Anthony Joshua discusses Nigerian boarding school experience

  • Sam Carp

Anthony Joshua may be set to headline one of the biggest fights of the year when he takes on Wladimir Klitschko at Wembley next month, but he has revealed how his tough experiences in a Nigerian boarding school have prepared him to face the Ukrainian.

Having been born in Watford to Nigerian parents, Joshua described it as somewhat of a culture shock when he moved to the African nation with his mother Yeta for six months at the age of 11. 

"I thought I was going there [Nigeria] on holiday", said the 27-year-old, who will add the WBA title to his IBF heavyweight crown should he beat Klitschko on April 29.

"I wasn't prepared for it, it was a boarding school as well.

"At the time you think 'Why?', but as you get older you think it was good that you experienced it. It was good for me. I think my Mum was trying to do some business there; maybe she had that in her mind. 

"It was a change and I thought I was going to go for the full course: 5:30 a.m. in the morning, up fetch your water, put like an iron in your water to warm it up. Your clothes had to be washed and ironed." 

Following a period that might go some way to explaining his humble demeanour, Joshua and his family returned to the UK, where he began his assault on the boxing ring that has seen him become one of the most exciting stars in the sport.

And his rise has certainly been a remarkable one.

Surrounded by expectation after winning a gold medal at the London Olympics, there has been something unerring about Joshua's 18 knockout victories, which have led to predictions that he could be at the top of the heavyweight pile for years to come. 

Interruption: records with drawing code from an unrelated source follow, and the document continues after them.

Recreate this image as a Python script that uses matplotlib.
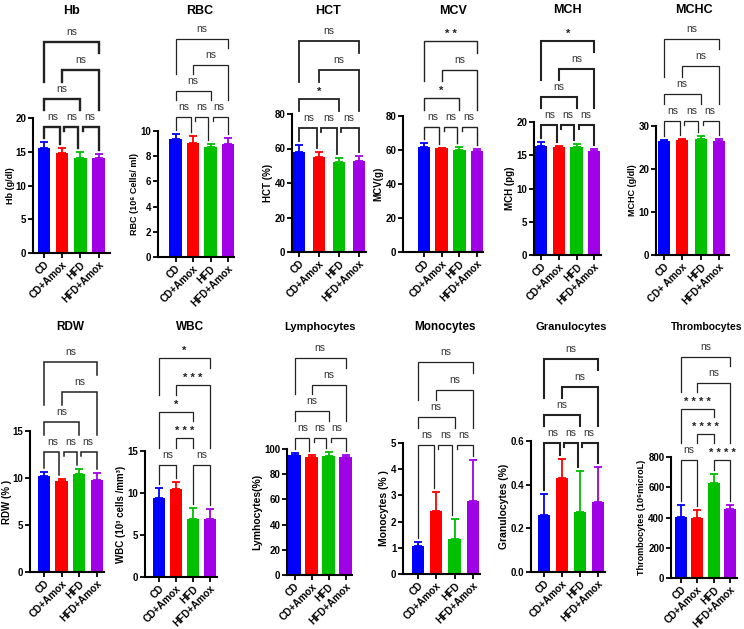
import matplotlib
matplotlib.use("Agg")
import matplotlib.pyplot as plt
from matplotlib.transforms import blended_transform_factory

plt.rcParams['font.family'] = ['Liberation Sans', 'DejaVu Sans']

W, H = 744, 629

# groups and colours
groups = ["CD", "CD+Amox", "HFD", "HFD+Amox"]
groups_mchc = ["CD", "CD+ Amox", "HFD", "HFD+Amox"]
colors = ["#0000ff", "#ff0000", "#00c000", "#a000e6"]

# mean values and upper error bars
hb_mean = [15.5, 14.8, 14.1, 14.1]
hb_err = [1.0, 0.7, 0.8, 0.6]
rbc_mean = [9.36, 9.07, 8.75, 8.97]
rbc_err = [0.40, 0.53, 0.25, 0.47]
hct_mean = [58.0, 55.0, 52.4, 52.8]
hct_err = [4.0, 3.0, 2.1, 3.0]
mcv_mean = [62.0, 60.9, 60.1, 59.5]
mcv_err = [2.0, 0.5, 1.5, 1.2]
mch_mean = [16.35, 16.2, 16.2, 15.7]
mch_err = [0.65, 0.25, 0.45, 0.25]
mchc_mean = [26.4, 26.8, 27.05, 26.6]
mchc_err = [0.4, 0.2, 0.7, 0.3]
rdw_mean = [10.2, 9.7, 10.38, 9.74]
rdw_err = [0.4, 0.18, 0.56, 0.81]
wbc_mean = [9.43, 10.47, 6.96, 6.88]
wbc_err = [1.12, 0.87, 1.28, 1.16]
lym_mean = [95.2, 93.4, 94.7, 93.4]
lym_err = [1.6, 1.6, 2.7, 2.1]
mono_mean = [1.08, 2.41, 1.34, 2.80]
mono_err = [0.16, 0.73, 0.75, 1.57]
gran_mean = [0.263, 0.431, 0.274, 0.321]
gran_err = [0.092, 0.088, 0.189, 0.162]
thr_mean = [405, 400, 630, 458]
thr_err = [75, 50, 55, 22]

# significance labels, pairs in order 0-1, 1-2, 2-3, 0-2, 1-3, 0-3
pairs = [(0, 1), (1, 2), (2, 3), (0, 2), (1, 3), (0, 3)]
hb_sig = ["ns", "ns", "ns", "ns", "ns", "ns"]
rbc_sig = ["ns", "ns", "ns", "ns", "ns", "ns"]
hct_sig = ["ns", "ns", "ns", "*", "ns", "ns"]
mcv_sig = ["ns", "ns", "ns", "*", "ns", "**"]
mch_sig = ["ns", "ns", "ns", "ns", "ns", "*"]
mchc_sig = ["ns", "ns", "ns", "ns", "ns", "ns"]
rdw_sig = ["ns", "ns", "ns", "ns", "ns", "ns"]
wbc_sig = ["ns", "***", "ns", "*", "***", "*"]
lym_sig = ["ns", "ns", "ns", "ns", "ns", "ns"]
mono_sig = ["ns", "ns", "ns", "ns", "ns", "ns"]
gran_sig = ["ns", "ns", "ns", "ns", "ns", "ns"]
thr_sig = ["ns", "****", "****", "****", "ns", "ns"]

std_lv = [0, 0, 0, 1, 2, 3]
raised_lv = [0, 1, 0, 2, 3, 4]

# title, ylabel, xlabels, mean, err, sig, yticks, tick format
panels = [
    ("Hb", "Hb (g/dl)", groups, hb_mean, hb_err, hb_sig, [0, 5, 10, 15, 20], "{:.0f}"),
    ("RBC", "RBC (10\u2076 Cells/ ml)", groups, rbc_mean, rbc_err, rbc_sig, [0, 2, 4, 6, 8, 10], "{:.0f}"),
    ("HCT", "HCT (%)", groups, hct_mean, hct_err, hct_sig, [0, 20, 40, 60, 80], "{:.0f}"),
    ("MCV", "MCV(g)", groups, mcv_mean, mcv_err, mcv_sig, [0, 20, 40, 60, 80], "{:.0f}"),
    ("MCH", "MCH (pg)", groups, mch_mean, mch_err, mch_sig, [0, 5, 10, 15, 20], "{:.0f}"),
    ("MCHC", "MCHC (g/dl)", groups_mchc, mchc_mean, mchc_err, mchc_sig, [0, 10, 20, 30], "{:.0f}"),
    ("RDW", "RDW (% )", groups, rdw_mean, rdw_err, rdw_sig, [0, 5, 10, 15], "{:.0f}"),
    ("WBC", "WBC (10\u00b3 cells /mm\u00b3)", groups, wbc_mean, wbc_err, wbc_sig, [0, 5, 10, 15], "{:.0f}"),
    ("Lymphocytes", "Lymhocytes(%)", groups, lym_mean, lym_err, lym_sig, [0, 20, 40, 60, 80, 100], "{:.0f}"),
    ("Monocytes", "Monocytes (% )", groups, mono_mean, mono_err, mono_sig, [0, 1, 2, 3, 4, 5], "{:.0f}"),
    ("Granulocytes", "Granulocytes (%)", groups, gran_mean, gran_err, gran_sig, [0.0, 0.2, 0.4, 0.6], "{:.1f}"),
    ("Thrombocytes", "Thrombocytes (10\u2076microL)", groups, thr_mean, thr_err, thr_sig, [0, 200, 400, 600, 800], "{:.0f}"),
]

# pixel layout: axis left/right/top/bottom, first bar centre, bar spacing,
# bracket base line + step, title pos/size, ylabel size/pad, line width
layout = [
    dict(L=33, R=110, T=118, B=253, c0=44, s=18.2, base=127, step=28.3, tx=72, ty=11, ts=9, ys=6.5, yp=0.5, lv=std_lv, lw=1.7),
    dict(L=158, R=234, T=131, B=257, c0=175.5, s=17.5, base=117, step=26.0, tx=200, ty=11, ts=9, ys=6.5, yp=1.5, lv=std_lv, lw=0.9),
    dict(L=292, R=366, T=114, B=252, c0=299.3, s=19.8, base=128, step=29.0, tx=328, ty=11, ts=9, ys=7, yp=1.5, lv=std_lv, lw=1.3),
    dict(L=403, R=483, T=116, B=252, c0=423.8, s=17.8, base=127, step=28.7, tx=453, ty=11, ts=9, ys=7, yp=1.5, lv=std_lv, lw=1.0),
    dict(L=534, R=601, T=122, B=255, c0=541.2, s=17.7, base=125, step=28.0, tx=567, ty=10, ts=9, ys=7, yp=1.5, lv=std_lv, lw=1.5),
    dict(L=656, R=729, T=126, B=255, c0=663.7, s=18.5, base=121, step=27.3, tx=694, ty=10, ts=9, ys=6.5, yp=1.5, lv=std_lv, lw=0.9),
    dict(L=30, R=104, T=431, B=572, c0=43.7, s=17.8, base=452, step=30.0, tx=70, ty=327, ts=8.5, ys=7, yp=0.5, lv=std_lv, lw=1.1),
    dict(L=145, R=217, T=451, B=577, c0=158.8, s=17.1, base=465, step=26.7, tx=190, ty=327, ts=8.5, ys=7, yp=1.5, lv=raised_lv, lw=0.9),
    dict(L=287, R=352, T=449, B=575, c0=294.5, s=17.0, base=438, step=26.7, tx=320, ty=327, ts=8, ys=7.5, yp=1.5, lv=std_lv, lw=0.9),
    dict(L=403, R=480, T=443, B=574, c0=417.8, s=18.4, base=445, step=27.7, tx=445, ty=327, ts=8.5, ys=7.5, yp=1.5, lv=std_lv, lw=0.9),
    dict(L=531, R=605, T=441, B=572, c0=543.7, s=18.05, base=443, step=28.0, tx=571, ty=327, ts=8, ys=7.5, yp=1.5, lv=std_lv, lw=1.5),
    dict(L=671, R=737, T=457, B=578, c0=680.8, s=16.5, base=460, step=25.7, tx=707, ty=327, ts=7.5, ys=6.5, yp=1.5, lv=raised_lv, lw=0.9),
]

fig = plt.figure(figsize=(W / 100, H / 100), dpi=100)


def fy(px):
    return 1 - px / H


for (title, ylab, xl, mean, err, sig, yt, fmt), lay in zip(panels, layout):
    ax = fig.add_axes([lay["L"] / W, 1 - lay["B"] / H,
                       (lay["R"] - lay["L"]) / W, (lay["B"] - lay["T"]) / H])
    x = list(range(4))
    ax.bar(x, mean, width=12.3 / lay["s"], color=colors, zorder=2)
    for i in x:
        ax.errorbar(i, mean[i], yerr=[[0], [err[i]]], color=colors[i],
                    capsize=2.6, elinewidth=1.3, capthick=1.3, zorder=3)
    ymax = yt[-1]
    ax.set_ylim(0, ymax)
    ax.set_xlim((lay["L"] - lay["c0"]) / lay["s"], (lay["R"] - lay["c0"]) / lay["s"])
    ax.set_yticks(yt)
    ax.set_yticklabels([fmt.format(v) for v in yt], fontweight="bold", fontsize=7)
    ax.set_xticks(x)
    ax.set_xticklabels(xl, rotation=45, ha="right", rotation_mode="anchor",
                       fontweight="bold", fontsize=7.2)
    for side in ("top", "right"):
        ax.spines[side].set_visible(False)
    for side in ("left", "bottom"):
        ax.spines[side].set_linewidth(1.5)
    ax.tick_params(width=1.3, length=3.5, pad=1.2)
    ax.set_ylabel(ylab, fontweight="bold", fontsize=lay["ys"], labelpad=lay["yp"])

    fig.text(lay["tx"] / W, fy(lay["ty"]), title, ha="center", va="center",
             fontweight="bold", fontsize=lay["ts"])

    # significance brackets, drawn from the lowest level upwards
    tr = blended_transform_factory(ax.transData, fig.transFigure)
    lv = lay["lv"]
    drawn = []
    for k in sorted(range(6), key=lambda m: lv[m]):
        i, j = pairs[k]
        y = lay["base"] - lay["step"] * lv[k]
        same = [pairs[m] for m in range(6) if lv[m] == lv[k] and m != k]
        xa = i + (0.12 if any(p[1] == i for p in same) else 0)
        xb = j - (0.12 if any(p[0] == j for p in same) else 0)
        ends = []
        for xx in (i, j):
            below = [d[2] for d in drawn if d[0] <= xx <= d[1]]
            if below:
                bottom = min(below) - 17
            else:
                top = mean[xx] + err[xx]
                bottom = lay["B"] - top / ymax * (lay["B"] - lay["T"]) - 4
            ends.append(max(bottom, y + 4))
        ax.plot([xa, xa, xb, xb], [fy(ends[0]), fy(y), fy(y), fy(ends[1])],
                transform=tr, clip_on=False, color="#222222", lw=lay["lw"],
                solid_joinstyle="miter", zorder=4)
        if sig[k] == "ns":
            ax.text((i + j) / 2, fy(y - 5), "ns", transform=tr, ha="center",
                    va="bottom", fontsize=7.5, color="#333333")
        else:
            ax.text((i + j) / 2, fy(y - 2), " ".join(sig[k]), transform=tr,
                    ha="center", va="bottom", fontsize=8, color="#222222",
                    fontweight="bold")
        drawn.append((i, j, y))

fig.savefig("out.png", dpi=100)
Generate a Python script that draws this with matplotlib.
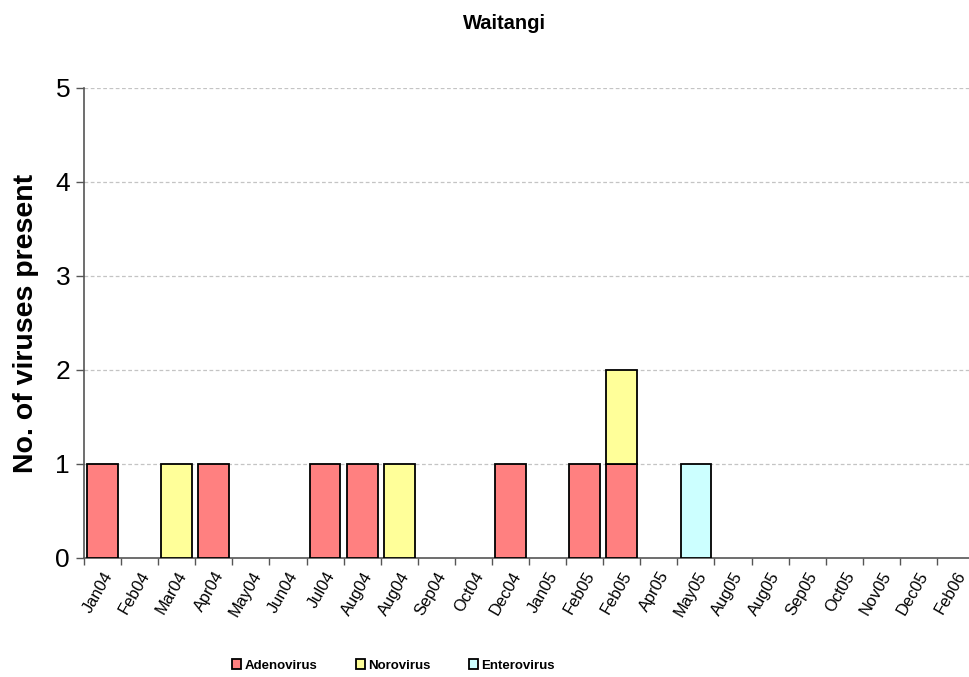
import matplotlib
matplotlib.use("Agg")
import matplotlib.pyplot as plt
import numpy as np

plt.rcParams['font.family'] = ['Liberation Sans', 'DejaVu Sans']

# category labels (as printed on the axis)
months = ["Jan04", "Feb04", "Mar04", "Apr04", "May04", "Jun04", "Jul04",
          "Aug04", "Aug04", "Sep04", "Oct04", "Dec04", "Jan05", "Feb05",
          "Feb05", "Apr05", "May05", "Aug05", "Aug05", "Sep05", "Oct05",
          "Nov05", "Dec05", "Feb06"]

adenovirus = [1, 0, 0, 1, 0, 0, 1, 1, 0, 0, 0, 1, 0, 1, 1, 0, 0, 0, 0, 0, 0, 0, 0, 0]
norovirus = [0, 0, 1, 0, 0, 0, 0, 0, 1, 0, 0, 0, 0, 0, 1, 0, 0, 0, 0, 0, 0, 0, 0, 0]
enterovirus = [0, 0, 0, 0, 0, 0, 0, 0, 0, 0, 0, 0, 0, 0, 0, 0, 1, 0, 0, 0, 0, 0, 0, 0]

series = [("Adenovirus", adenovirus, "#FF8080"),
          ("Norovirus", norovirus, "#FFFF99"),
          ("Enterovirus", enterovirus, "#CCFFFF")]

fig = plt.figure(figsize=(9.69, 6.77), dpi=100)
ax = fig.add_axes([0.0867, 0.1758, 0.9185, 0.6943])

x = np.arange(len(months))
bottom = np.zeros(len(months))
for name, vals, color in series:
    vals = np.array(vals, dtype=float)
    # zero-height bars would leave an outline on the baseline, so mask them
    heights = np.where(vals > 0, vals, np.nan)
    ax.bar(x, heights, width=0.83, bottom=bottom, color=color,
           edgecolor="black", linewidth=1.3, label=name, zorder=3)
    bottom += vals

ax.set_xlim(-0.5, len(months) - 0.5)
ax.set_ylim(0, 5)
ax.set_yticks(range(6))
ax.tick_params(axis='y', labelsize=19, length=6, width=1, color="#555555", pad=4)

# ticks on category boundaries, labels at category centres
ax.set_xticks(np.arange(len(months) + 1) - 0.5)
ax.set_xticklabels([])
ax.set_xticks(x, minor=True)
ax.set_xticklabels(months, minor=True, rotation=60, ha="right",
                   rotation_mode="anchor", fontsize=11.8)
ax.tick_params(axis='x', which='major', length=5, width=1, color="#555555")
ax.tick_params(axis='x', which='minor', length=0, pad=8)

for y in range(1, 6):
    ax.axhline(y, color="#c4c4c4", linewidth=0.9, linestyle=(0, (3, 2)), zorder=1)

for side in ("top", "right"):
    ax.spines[side].set_visible(False)
for side in ("left", "bottom"):
    ax.spines[side].set_color("#555555")
    ax.spines[side].set_linewidth(1.2)

ax.set_ylabel("No. of viruses present", fontsize=20.5, fontweight="bold", labelpad=12)
fig.text(0.521, 0.966, "Waitangi", ha="center", va="center",
         fontsize=14.5, fontweight="bold")

fig.legend(loc="center", bbox_to_anchor=(0.406, 0.017), ncol=3, frameon=False,
           prop={"size": 9.5, "weight": "bold"}, handlelength=0.7, handleheight=0.7,
           handletextpad=0.25, columnspacing=2.9)

fig.savefig("out.png", dpi=100)
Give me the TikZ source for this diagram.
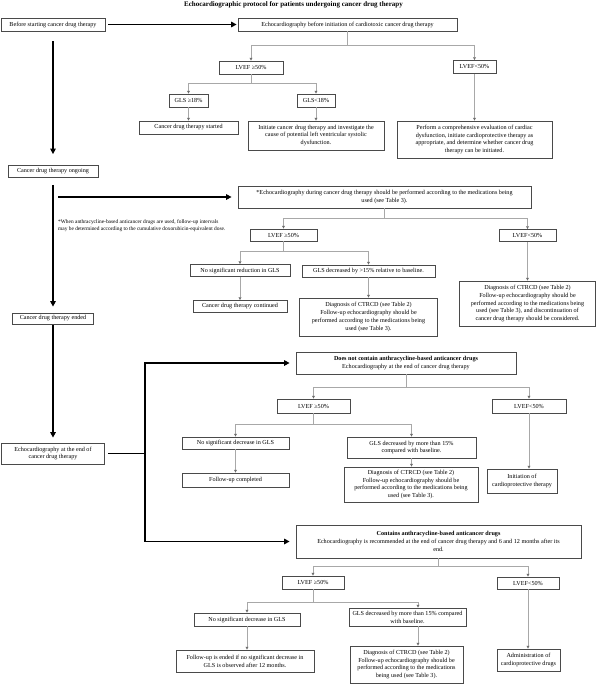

Anthony Joshua v Wladimir Klitschko Press Conference

But, despite the glitz and glamour that comes with being a world champion, Joshua suggests his time in Nigeria taught him the discipline he needed to succeed in the ring.

"It wasn't an issue but I wasn't prepared. It was a good discipline. We got beaten. That's my culture: beating", said Joshua, who still has family in Lagos.

"The government raise your kids now; parents aren't allowed to raise their kids, because there is so much control about what you do or what you say."

But, while Joshua might have been on the receiving end of a few beatings at boarding school, he'll be doing his best to ensure he doesn't suffer his first professional beating at the hands of 41-year-old Klitschko when he steps out in front of 90,000 fans at Wembley at the end of next month, in the toughest test of his explosive career so far.